For Joy Tamayose ’88, conservation is a way of life
November 19, 2025 — Joy Tamayose ’88 has been working with the National Parks Service to protect Hawaii’s endangered native birds for nearly 25 years.
Despite the longest federal government shutdown in American history, Tamayose’s work went on even while she was furloughed. That’s just part and parcel of being a wildlife biologist with the National Park Service (NPS), where ecological and biological imperatives like mating and fledgling season don’t always neatly overlap with the federal fiscal year.
“Conservation is not just a job,” she says, “it’s a way of life.”
Left: The 'ua'u, also known as the Hawaiian petrel, is a vulnerable bird species at Haleakalā. Photo by Jim Denny. Right: The nēnē is the only goose-like species left in Hawaii.
Tamayose works at Haleakalā National Park, on the Hawaiian Island of Maui, with federally endangered and threatened bird species like the 'ua'u (the Hawaiian petrel) and the nēnē (the Hawaiian goose). These birds, which exist only on the Hawaiian Islands, sat precariously close to extinction and aren’t out of the woods yet. The 'ua'u, she says, once nested all the way from the ocean to Haleakalā, but now they tend to be restricted to the upper reaches of the island that haven’t been “degraded, manipulated, and changed by habitat loss, human development, and predators.”
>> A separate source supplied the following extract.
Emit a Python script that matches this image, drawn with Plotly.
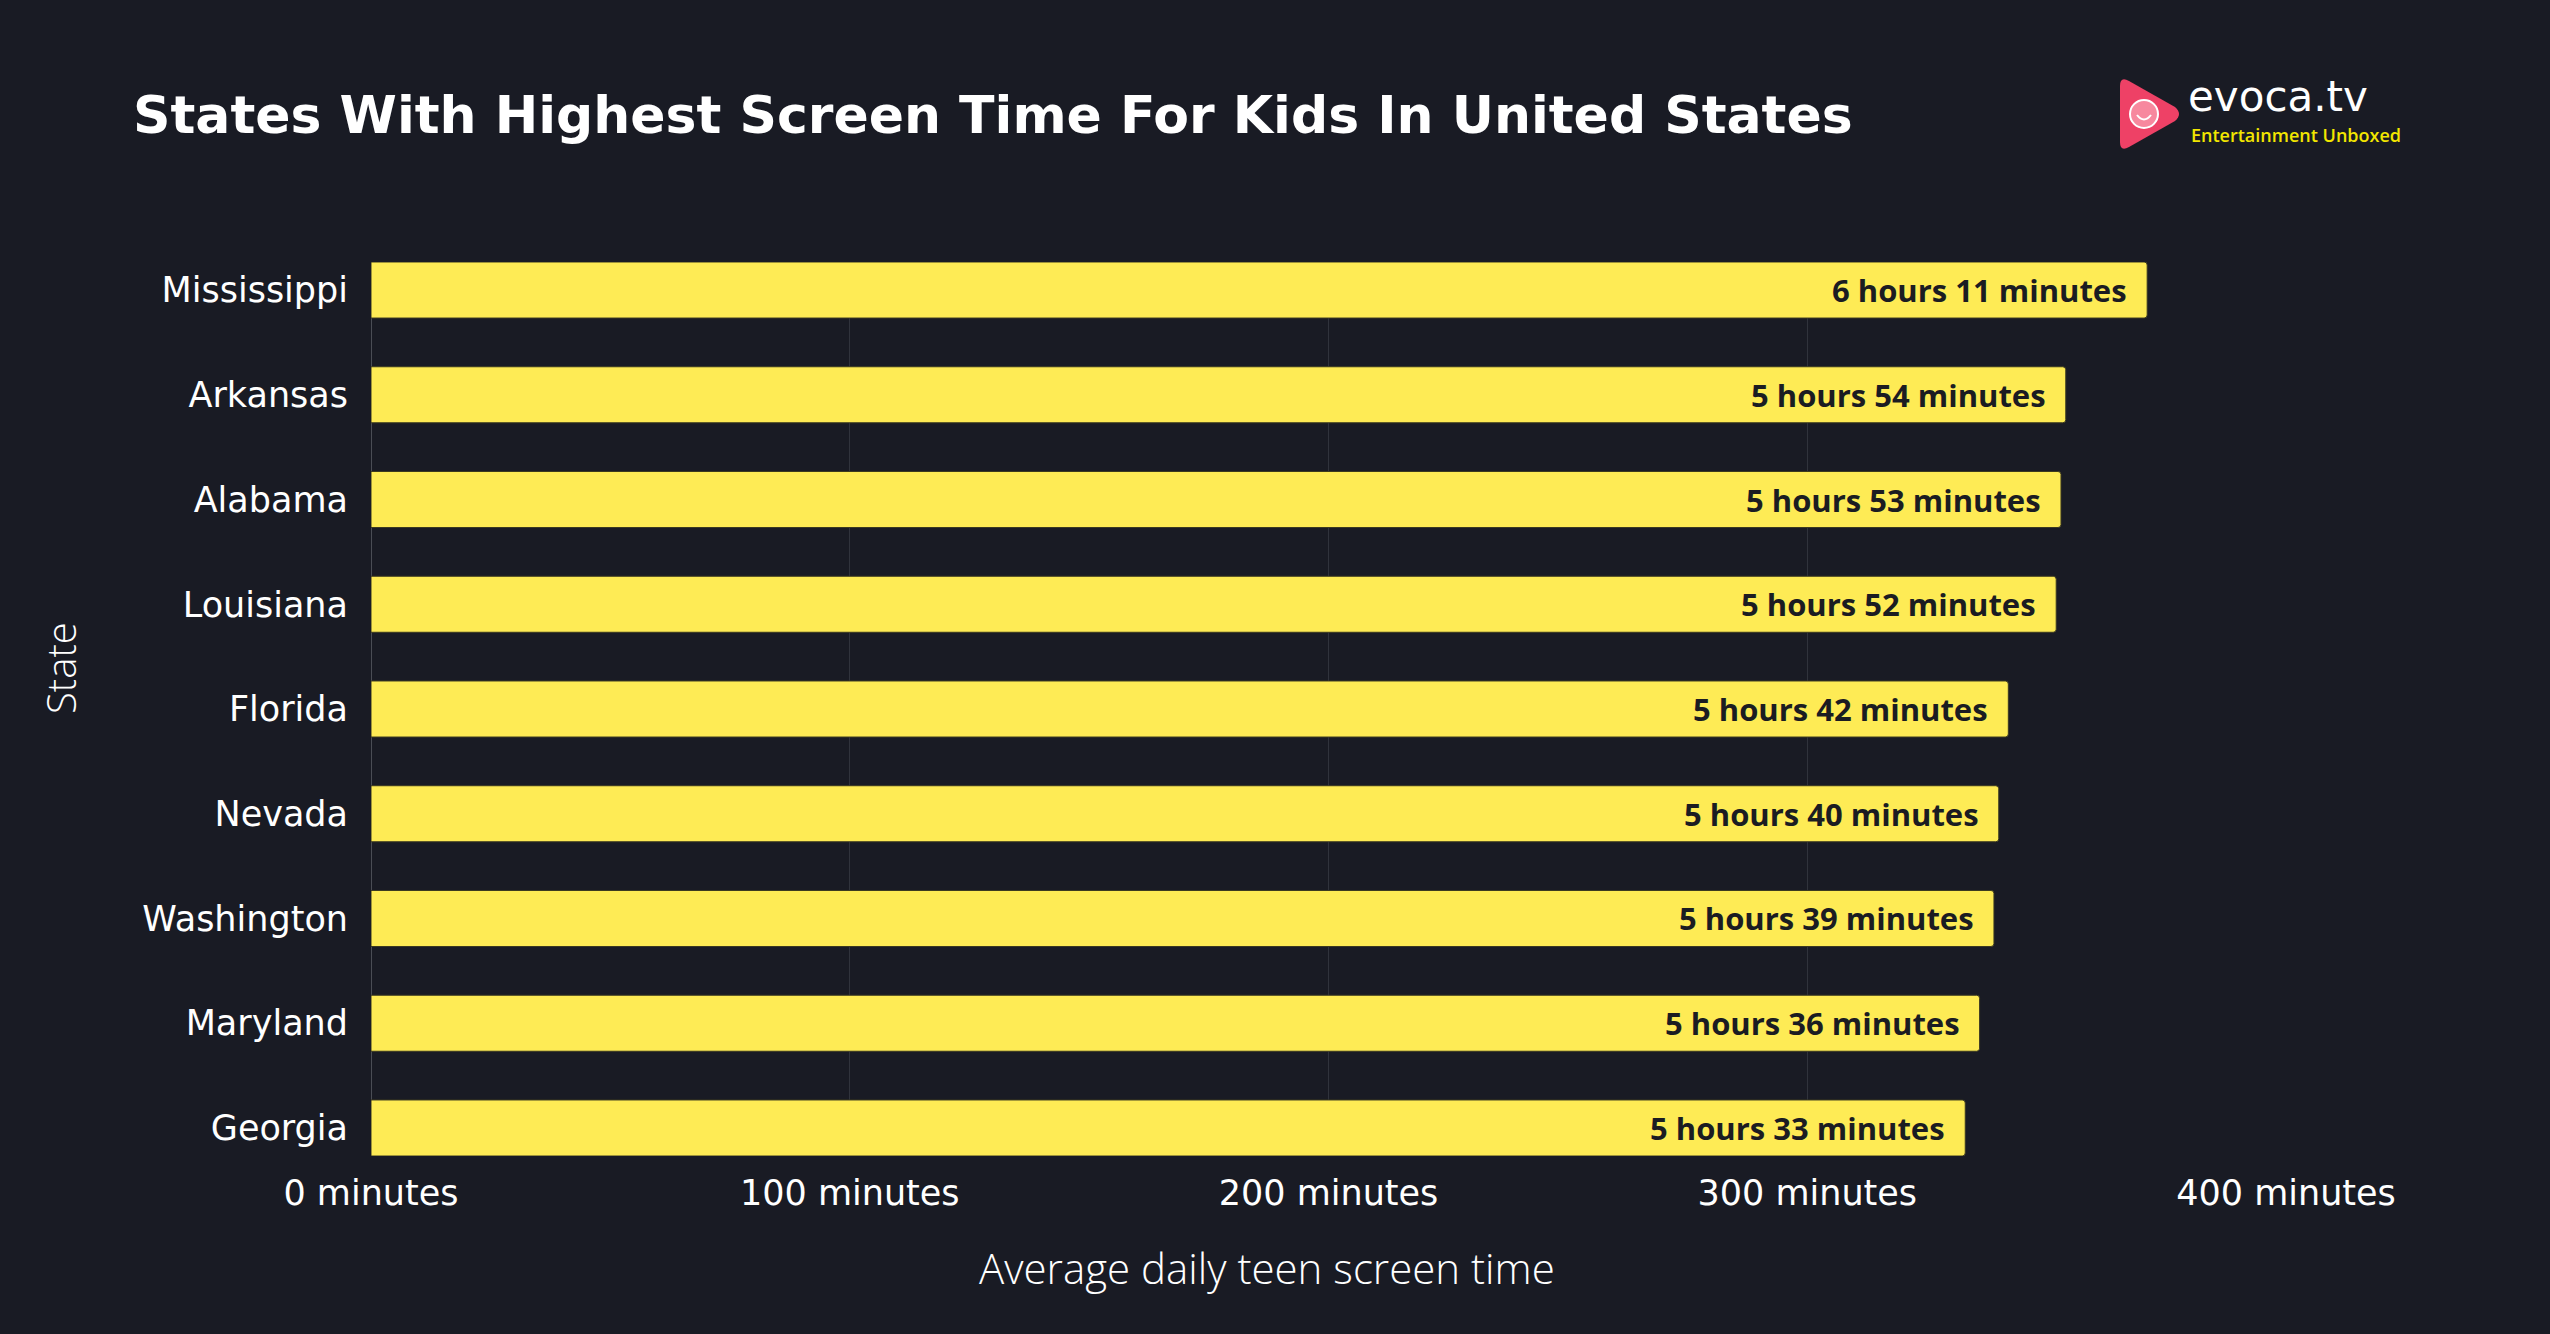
import plotly.graph_objects as go

states = ["Mississippi", "Arkansas", "Alabama", "Louisiana", "Florida",
          "Nevada", "Washington", "Maryland", "Georgia"]
minutes = [371, 354, 353, 352, 342, 340, 339, 336, 333]
labels = ["6 hours 11 minutes", "5 hours 54 minutes", "5 hours 53 minutes",
          "5 hours 52 minutes", "5 hours 42 minutes", "5 hours 40 minutes",
          "5 hours 39 minutes", "5 hours 36 minutes", "5 hours 33 minutes"]
x_ticks = [0, 100, 200, 300, 400]
x_tick_text = ["0 minutes", "100 minutes", "200 minutes", "300 minutes", "400 minutes"]

BG = "#191b24"
YELLOW = "#feeb55"
FONT = "Open Sans"
WIDE = "DejaVu Sans"

W, H = 2550, 1334
L, R, T, B = 371, 264, 262, 178
PW, PH = W - L - R, H - T - B


def px(x):
    return (x - L) / PW


def py(y):
    return (H - B - y) / PH


fig = go.Figure()
fig.add_trace(go.Bar(
    y=states, x=minutes, orientation="h",
    marker=dict(color=YELLOW, line=dict(color="#3a3820", width=1), cornerradius=3),
    hoverinfo="skip",
))

annotations = []
for s, v, lab in zip(states, minutes, labels):
    annotations.append(dict(
        x=v, y=s, xref="x", yref="y", text=lab, showarrow=False,
        xanchor="right", yanchor="middle", xshift=-18,
        font=dict(family=FONT, size=31, color="#1b1c22", weight=700),
    ))

# Title
annotations.append(dict(
    x=px(131), y=py(115), xref="paper", yref="paper",
    text="States With Highest Screen Time For Kids In United States",
    showarrow=False, xanchor="left", yanchor="middle",
    font=dict(family=WIDE, size=52, color="#ffffff", weight=700),
))
# Axis titles
annotations.append(dict(
    x=px(1267), y=py(1267), xref="paper", yref="paper",
    text="Average daily teen screen time", showarrow=False,
    xanchor="center", yanchor="middle",
    font=dict(family=FONT, size=42, color="#ffffff", weight=300),
))
annotations.append(dict(
    x=px(60), y=py(668), xref="paper", yref="paper",
    text="State", showarrow=False, textangle=-90,
    xanchor="center", yanchor="middle",
    font=dict(family=FONT, size=40, color="#ffffff", weight=300),
))
# Logo text
annotations.append(dict(
    x=px(2186), y=py(96), xref="paper", yref="paper",
    text="evoca.tv", showarrow=False, xanchor="left", yanchor="middle",
    font=dict(family=WIDE, size=42, color="#ffffff", weight=500),
))
annotations.append(dict(
    x=px(2189), y=py(135), xref="paper", yref="paper",
    text="Entertainment Unboxed", showarrow=False, xanchor="left", yanchor="middle",
    font=dict(family=FONT, size=18, color="#f2e600", weight=600),
))

shapes = []
# play triangle (rounded)
tri = (f"M {px(2120)},{py(86)} Q {px(2120)},{py(76)} {px(2129)},{py(81)} "
       f"L {px(2175)},{py(107)} Q {px(2183)},{py(114)} {px(2175)},{py(121)} "
       f"L {px(2129)},{py(147)} Q {px(2120)},{py(152)} {px(2120)},{py(142)} Z")
shapes.append(dict(type="path", path=tri, xref="paper", yref="paper",
                   fillcolor="#ee4166", line=dict(width=0), layer="above"))
shapes.append(dict(type="circle", xref="paper", yref="paper",
                   x0=px(2130), x1=px(2158), y0=py(100), y1=py(128),
                   line=dict(color="#ffffff", width=2), fillcolor="#f7889e", layer="above"))
shapes.append(dict(type="path", xref="paper", yref="paper",
                   path=f"M {px(2137)},{py(115)} Q {px(2144)},{py(124)} {px(2151)},{py(115)}",
                   line=dict(color="#ffffff", width=2), layer="above"))

fig.update_layout(
    width=W, height=H,
    paper_bgcolor=BG, plot_bgcolor=BG,
    margin=dict(l=L, r=R, t=T, b=B, pad=0),
    bargap=0.465,
    showlegend=False,
    annotations=annotations,
    shapes=shapes,
    xaxis=dict(
        range=[0, 400], tickvals=x_ticks, ticktext=x_tick_text,
        showgrid=True, gridcolor="#30333c", gridwidth=1,
        zeroline=True, zerolinecolor="#4a4d55", zerolinewidth=1,
        showline=False, ticks="", ticklabelstandoff=13,
        tickfont=dict(family=WIDE, size=35, color="#ffffff", weight=500),
        fixedrange=True,
    ),
    yaxis=dict(
        categoryorder="array", categoryarray=states,
        range=[8.2675, -0.2675],
        showgrid=False, showline=False, ticks="", ticklabelstandoff=22,
        tickfont=dict(family=WIDE, size=35, color="#ffffff", weight=500),
        fixedrange=True,
    ),
)

fig.write_html("out.html", config={"displayModeBar": False},
               post_script="document.body.style.margin='0px';")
Tamayose has worked at Haleakalā for more than three decades. She feels incredibly fortunate because a permanent park position with the Park Service can be quite rare, even more so when it’s a park that’s located on the island where she born and raised.
She grew up in Haiku, a rural area on Maui, on a pineapple farm that her family owned.
“I was always outdoors, and I knew I wanted to do something with animals,” she says. In addition to her affinity for rural places and interest in the sciences, specifically biology, she knew she wanted to go to a small college. She first learned about Grinnell from a Maui high school science teacher, who knew of the College because a former student had gone to Grinnell: Deborah Hirose-Ridao ’84, a physician in Honolulu.
Norma Dang ’53, a now retired dentist who lives in Hawaii, reached out to Tamayose after learning of her interest and was a strong influence on her decision to attend Grinnell. They’ve remained in touch over the years.
Tamayose’s happened to arrive in Grinnell amid the family farm crisis of the 1980s. Just as many family farms across Iowa and the Midwest were going under, Tamayose’s family farm was facing dire financial prospects, too. Her coursework was challenging, but her family’s financial precarity made things even more difficult and often she wondered whether she’d be able to afford to stay at Grinnell.
“Every year,” she recalls, “I remember crying whenever I met with the College treasurer. It was such a hard time financially. I am so grateful for the compassion and help the staff provided.”
A crater view from the summit area of Haleakalā National Park in Maui shows off the beauty of the park.
There were times when she contemplated putting her education on hold to come home and try to help her parents save the family farm. Her father knew that losing the farm was an inevitability and persuaded her to stay. “There’s nothing you can do, Joy,” she recalls him saying. When her parents were unable to attend graduation, her advisor and plant physiology professor, Diane Robertson, and her husband Jack, pinch hit for them.
Upon returning to Maui, Tamayose worked five different jobs including as a veterinary technician. While the loss of the family farm was emotionally and economically devastating, it did eventually mean that Tamayose’s father was no longer pouring every single ounce of his energy into trying to find a way to hold onto the farm.
Together, he and Joy began volunteering for conservation organizations like the Native Hawaiian Plant Society, the Sierra Club, and the Nature Conservancy. One day, she saw an ad for a job with the Research Corporation of the University of Hawai’i in the local paper that involved working with endangered bird species at Haleakalā. She applied, inspired by the volunteer conservation work she and her dad had been doing, and began working there in 1992. “It seemed like a good change,” she recalls
After nine years there, she was offered the opportunity to get a fully funded master’s degree in wildlife science at Oregon State University. It was, for a moment, a time where she finally felt like she could focus entirely on her studies. Not long after she began though, her father got sick, and she returned home to be one of his primary caregivers.
After her dad recovered, she completed her degree, with her field work focused on the nēnē. “We had so many goose-like species in Hawaii.” she says, “They’re all gone except the nēnē.”
One thing that Tamayose never loses sight of in her work is how much work people had to do, over many generations, just to get these birds back to the fragile position that they’re in today. Conservation is a never-ending battle and there’s still a long way to go, but it’s all worth it whenever someone gets to see “the spark” that birds like the nēnē and 'uu'a possess. “The little victories are important,” Tamayose says.